Exercise aim >> Extract every line of the material that holds the string "this".

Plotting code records
* * *

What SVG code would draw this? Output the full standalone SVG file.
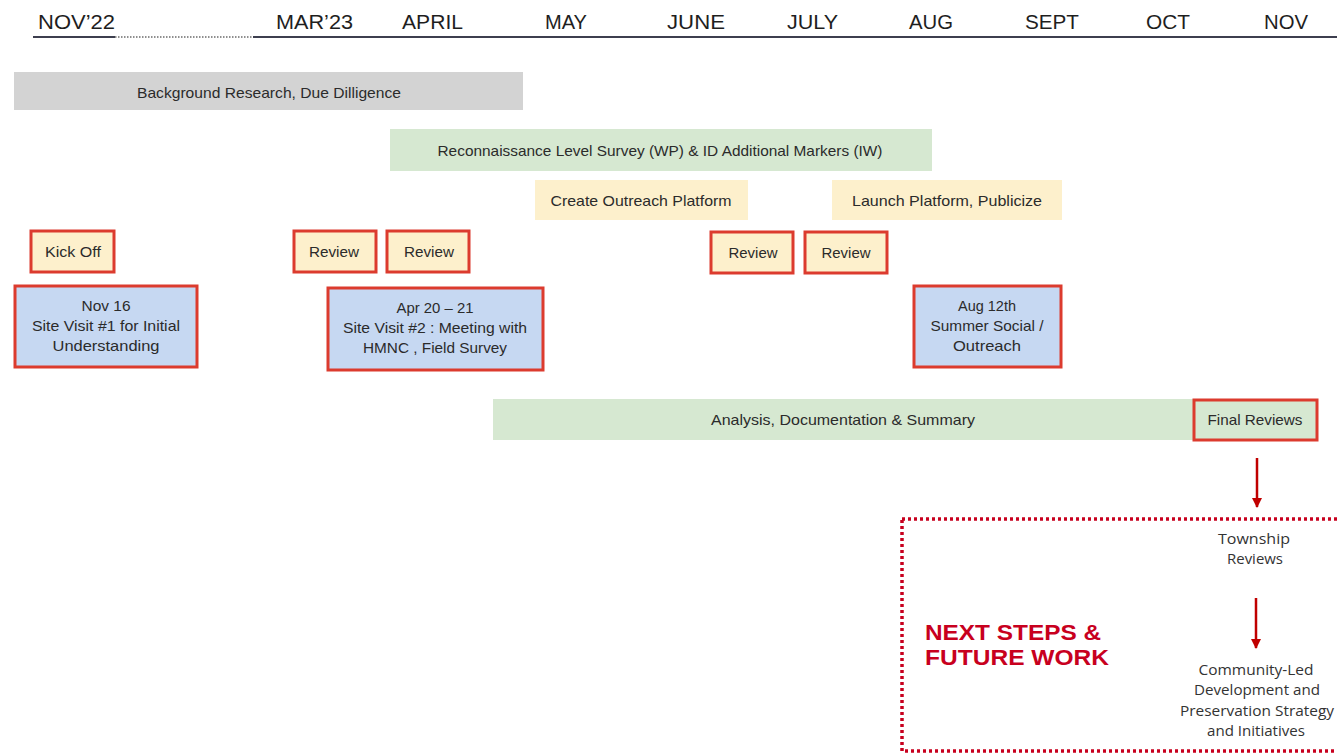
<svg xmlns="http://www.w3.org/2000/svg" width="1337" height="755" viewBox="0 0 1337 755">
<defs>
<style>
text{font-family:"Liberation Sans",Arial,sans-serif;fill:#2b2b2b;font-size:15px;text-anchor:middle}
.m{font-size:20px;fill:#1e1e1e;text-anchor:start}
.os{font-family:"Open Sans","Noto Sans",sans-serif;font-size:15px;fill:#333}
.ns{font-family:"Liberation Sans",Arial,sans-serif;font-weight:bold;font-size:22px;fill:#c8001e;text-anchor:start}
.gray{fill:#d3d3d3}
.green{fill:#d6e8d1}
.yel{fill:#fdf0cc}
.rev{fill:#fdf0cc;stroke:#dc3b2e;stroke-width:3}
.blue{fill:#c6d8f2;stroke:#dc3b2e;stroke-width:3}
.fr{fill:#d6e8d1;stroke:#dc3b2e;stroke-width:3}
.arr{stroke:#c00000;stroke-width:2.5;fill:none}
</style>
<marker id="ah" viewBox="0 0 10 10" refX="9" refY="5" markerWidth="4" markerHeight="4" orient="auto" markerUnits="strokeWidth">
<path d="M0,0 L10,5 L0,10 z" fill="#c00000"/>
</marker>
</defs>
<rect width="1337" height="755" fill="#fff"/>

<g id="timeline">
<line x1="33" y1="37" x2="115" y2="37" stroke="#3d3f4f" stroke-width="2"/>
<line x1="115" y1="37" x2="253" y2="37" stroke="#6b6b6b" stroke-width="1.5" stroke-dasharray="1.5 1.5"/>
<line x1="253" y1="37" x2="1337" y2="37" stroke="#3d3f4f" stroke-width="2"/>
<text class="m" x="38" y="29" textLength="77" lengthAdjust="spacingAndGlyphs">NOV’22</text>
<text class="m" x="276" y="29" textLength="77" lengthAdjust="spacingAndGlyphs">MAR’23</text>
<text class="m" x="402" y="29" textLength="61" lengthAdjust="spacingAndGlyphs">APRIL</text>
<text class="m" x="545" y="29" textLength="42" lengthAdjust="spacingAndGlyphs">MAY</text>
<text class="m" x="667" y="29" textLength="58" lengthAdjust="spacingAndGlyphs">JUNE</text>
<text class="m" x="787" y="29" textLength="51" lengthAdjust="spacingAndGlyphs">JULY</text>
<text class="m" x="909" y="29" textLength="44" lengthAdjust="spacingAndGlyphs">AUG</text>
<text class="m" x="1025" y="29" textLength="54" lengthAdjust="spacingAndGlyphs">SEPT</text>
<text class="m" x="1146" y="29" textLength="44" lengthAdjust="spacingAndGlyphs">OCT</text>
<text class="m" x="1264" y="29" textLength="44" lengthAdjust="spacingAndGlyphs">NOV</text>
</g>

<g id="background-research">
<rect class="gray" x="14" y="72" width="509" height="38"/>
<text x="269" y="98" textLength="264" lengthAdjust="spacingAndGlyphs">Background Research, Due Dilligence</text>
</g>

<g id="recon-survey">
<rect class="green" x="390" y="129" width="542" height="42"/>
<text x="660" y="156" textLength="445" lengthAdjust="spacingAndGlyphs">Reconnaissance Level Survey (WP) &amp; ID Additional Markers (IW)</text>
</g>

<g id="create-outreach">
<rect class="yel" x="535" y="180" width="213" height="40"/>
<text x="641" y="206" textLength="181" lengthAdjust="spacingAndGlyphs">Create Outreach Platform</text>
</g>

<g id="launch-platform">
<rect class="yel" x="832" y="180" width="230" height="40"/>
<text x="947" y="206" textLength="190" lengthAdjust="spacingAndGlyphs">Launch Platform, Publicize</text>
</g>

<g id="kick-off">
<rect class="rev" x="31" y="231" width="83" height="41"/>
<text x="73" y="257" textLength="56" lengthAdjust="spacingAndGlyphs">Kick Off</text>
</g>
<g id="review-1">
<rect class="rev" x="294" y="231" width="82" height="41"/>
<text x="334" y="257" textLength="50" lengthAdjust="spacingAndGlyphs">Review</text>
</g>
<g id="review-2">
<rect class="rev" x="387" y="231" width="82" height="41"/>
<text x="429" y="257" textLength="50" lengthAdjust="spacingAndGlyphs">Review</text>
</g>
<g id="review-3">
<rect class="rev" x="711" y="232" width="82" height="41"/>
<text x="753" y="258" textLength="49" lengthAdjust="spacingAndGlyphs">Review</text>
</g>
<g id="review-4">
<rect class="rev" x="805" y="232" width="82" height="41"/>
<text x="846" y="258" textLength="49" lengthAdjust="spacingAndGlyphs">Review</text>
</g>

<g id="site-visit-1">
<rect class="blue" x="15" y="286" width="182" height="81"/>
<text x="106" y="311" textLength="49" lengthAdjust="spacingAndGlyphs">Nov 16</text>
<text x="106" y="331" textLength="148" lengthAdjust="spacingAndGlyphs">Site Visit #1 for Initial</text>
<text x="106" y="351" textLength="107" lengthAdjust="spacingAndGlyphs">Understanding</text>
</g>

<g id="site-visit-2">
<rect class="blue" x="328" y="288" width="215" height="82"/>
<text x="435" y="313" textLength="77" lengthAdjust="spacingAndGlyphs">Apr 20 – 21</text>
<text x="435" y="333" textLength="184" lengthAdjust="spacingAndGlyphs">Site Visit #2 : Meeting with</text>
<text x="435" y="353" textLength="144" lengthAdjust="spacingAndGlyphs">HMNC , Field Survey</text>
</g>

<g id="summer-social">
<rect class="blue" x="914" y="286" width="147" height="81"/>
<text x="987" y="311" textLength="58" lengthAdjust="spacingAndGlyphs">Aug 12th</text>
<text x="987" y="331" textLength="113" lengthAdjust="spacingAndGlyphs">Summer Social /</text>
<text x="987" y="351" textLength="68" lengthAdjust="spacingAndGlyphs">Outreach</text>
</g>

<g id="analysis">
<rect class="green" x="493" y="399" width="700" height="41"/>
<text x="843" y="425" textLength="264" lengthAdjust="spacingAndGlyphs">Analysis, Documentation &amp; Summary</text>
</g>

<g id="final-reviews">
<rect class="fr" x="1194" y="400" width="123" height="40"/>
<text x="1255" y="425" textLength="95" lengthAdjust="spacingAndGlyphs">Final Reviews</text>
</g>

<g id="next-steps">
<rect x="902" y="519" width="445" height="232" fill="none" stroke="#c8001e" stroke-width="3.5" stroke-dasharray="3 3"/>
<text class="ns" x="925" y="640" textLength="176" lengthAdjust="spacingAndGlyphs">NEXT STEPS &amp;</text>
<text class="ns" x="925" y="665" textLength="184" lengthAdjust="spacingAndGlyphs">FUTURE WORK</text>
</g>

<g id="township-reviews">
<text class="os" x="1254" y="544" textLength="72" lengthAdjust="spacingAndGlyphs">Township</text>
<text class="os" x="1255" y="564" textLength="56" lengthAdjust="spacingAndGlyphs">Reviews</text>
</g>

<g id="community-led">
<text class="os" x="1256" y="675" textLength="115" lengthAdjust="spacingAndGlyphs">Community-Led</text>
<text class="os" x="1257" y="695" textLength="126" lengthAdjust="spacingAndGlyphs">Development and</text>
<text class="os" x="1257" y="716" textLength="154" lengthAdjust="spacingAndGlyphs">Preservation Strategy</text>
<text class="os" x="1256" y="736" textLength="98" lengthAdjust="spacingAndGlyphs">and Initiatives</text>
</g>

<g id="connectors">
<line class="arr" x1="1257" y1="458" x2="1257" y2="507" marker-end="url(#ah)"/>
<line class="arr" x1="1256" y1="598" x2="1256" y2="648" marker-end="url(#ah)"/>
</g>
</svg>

* * *

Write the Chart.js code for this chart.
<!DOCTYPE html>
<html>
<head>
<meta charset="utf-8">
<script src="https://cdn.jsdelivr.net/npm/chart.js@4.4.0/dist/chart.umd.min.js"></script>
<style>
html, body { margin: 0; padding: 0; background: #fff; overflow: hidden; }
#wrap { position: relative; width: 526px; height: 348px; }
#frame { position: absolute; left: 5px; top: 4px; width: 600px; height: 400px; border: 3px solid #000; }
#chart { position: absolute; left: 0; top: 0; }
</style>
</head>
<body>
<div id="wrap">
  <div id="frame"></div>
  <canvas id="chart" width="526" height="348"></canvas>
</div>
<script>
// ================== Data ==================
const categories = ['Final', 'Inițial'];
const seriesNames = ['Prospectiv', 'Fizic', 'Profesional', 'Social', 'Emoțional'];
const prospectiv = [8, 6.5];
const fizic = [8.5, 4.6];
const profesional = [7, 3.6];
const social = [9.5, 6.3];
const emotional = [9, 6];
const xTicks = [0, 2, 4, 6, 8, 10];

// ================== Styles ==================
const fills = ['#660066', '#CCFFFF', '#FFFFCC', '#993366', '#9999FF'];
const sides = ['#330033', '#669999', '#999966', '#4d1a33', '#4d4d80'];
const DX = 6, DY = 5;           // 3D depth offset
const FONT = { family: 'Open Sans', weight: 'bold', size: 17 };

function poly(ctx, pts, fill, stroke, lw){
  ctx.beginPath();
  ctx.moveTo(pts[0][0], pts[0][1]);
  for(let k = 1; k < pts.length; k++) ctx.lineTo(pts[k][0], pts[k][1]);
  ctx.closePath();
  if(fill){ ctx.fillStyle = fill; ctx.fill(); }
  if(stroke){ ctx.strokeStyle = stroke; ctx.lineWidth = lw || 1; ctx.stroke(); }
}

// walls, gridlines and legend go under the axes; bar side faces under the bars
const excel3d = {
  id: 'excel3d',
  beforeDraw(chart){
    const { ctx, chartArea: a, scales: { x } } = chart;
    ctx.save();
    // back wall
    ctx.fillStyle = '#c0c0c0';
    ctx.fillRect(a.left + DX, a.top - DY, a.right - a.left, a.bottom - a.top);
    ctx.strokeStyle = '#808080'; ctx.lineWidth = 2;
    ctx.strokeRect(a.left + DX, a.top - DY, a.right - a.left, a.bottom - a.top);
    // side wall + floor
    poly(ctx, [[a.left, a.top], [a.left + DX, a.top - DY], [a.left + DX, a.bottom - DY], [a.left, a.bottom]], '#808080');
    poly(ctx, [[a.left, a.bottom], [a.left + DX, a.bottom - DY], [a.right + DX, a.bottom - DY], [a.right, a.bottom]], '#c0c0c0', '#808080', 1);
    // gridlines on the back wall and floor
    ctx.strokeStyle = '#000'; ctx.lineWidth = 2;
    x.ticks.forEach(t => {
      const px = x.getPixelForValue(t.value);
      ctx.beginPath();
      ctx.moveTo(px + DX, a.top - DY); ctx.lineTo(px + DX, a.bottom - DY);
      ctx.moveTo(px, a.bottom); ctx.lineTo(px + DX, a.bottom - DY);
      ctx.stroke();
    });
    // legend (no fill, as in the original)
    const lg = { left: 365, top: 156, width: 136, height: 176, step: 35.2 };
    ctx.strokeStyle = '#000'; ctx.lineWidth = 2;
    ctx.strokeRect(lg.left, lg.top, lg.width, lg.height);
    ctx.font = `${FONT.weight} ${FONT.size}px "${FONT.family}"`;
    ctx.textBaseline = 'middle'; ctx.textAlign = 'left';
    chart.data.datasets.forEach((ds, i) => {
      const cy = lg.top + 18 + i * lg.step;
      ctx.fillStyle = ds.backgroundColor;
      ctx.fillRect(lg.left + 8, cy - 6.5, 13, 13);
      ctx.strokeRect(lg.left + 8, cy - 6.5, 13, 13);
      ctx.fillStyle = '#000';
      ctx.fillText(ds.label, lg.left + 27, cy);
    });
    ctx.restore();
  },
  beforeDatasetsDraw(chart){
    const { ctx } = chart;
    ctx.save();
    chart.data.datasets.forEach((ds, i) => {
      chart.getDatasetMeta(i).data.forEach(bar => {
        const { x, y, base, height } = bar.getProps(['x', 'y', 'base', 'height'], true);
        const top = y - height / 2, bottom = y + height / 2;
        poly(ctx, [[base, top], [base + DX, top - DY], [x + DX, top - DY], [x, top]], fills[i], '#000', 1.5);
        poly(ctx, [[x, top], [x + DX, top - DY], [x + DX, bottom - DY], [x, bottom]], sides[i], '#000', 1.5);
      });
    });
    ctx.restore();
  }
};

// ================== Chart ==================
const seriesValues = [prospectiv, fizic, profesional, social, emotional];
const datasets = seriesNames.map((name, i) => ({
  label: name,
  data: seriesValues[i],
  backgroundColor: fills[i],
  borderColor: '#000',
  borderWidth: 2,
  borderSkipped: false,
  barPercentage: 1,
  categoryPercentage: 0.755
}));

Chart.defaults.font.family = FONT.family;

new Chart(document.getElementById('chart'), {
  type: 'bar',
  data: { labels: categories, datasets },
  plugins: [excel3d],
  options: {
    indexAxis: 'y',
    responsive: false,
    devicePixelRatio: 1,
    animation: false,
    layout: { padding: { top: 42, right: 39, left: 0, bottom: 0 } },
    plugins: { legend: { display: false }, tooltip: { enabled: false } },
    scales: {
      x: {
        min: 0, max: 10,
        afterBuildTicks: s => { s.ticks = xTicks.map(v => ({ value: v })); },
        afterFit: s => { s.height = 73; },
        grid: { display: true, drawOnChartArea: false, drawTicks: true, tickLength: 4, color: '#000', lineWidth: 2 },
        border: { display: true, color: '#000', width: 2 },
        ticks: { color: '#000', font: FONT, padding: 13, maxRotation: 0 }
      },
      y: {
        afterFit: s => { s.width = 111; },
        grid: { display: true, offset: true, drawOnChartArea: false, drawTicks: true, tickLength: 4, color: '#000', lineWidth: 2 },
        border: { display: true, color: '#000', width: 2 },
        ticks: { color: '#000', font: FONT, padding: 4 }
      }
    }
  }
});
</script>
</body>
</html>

* * *

Answer for the task >>
What SVG code would draw this? Output the full standalone SVG file.
Write the Chart.js code for this chart.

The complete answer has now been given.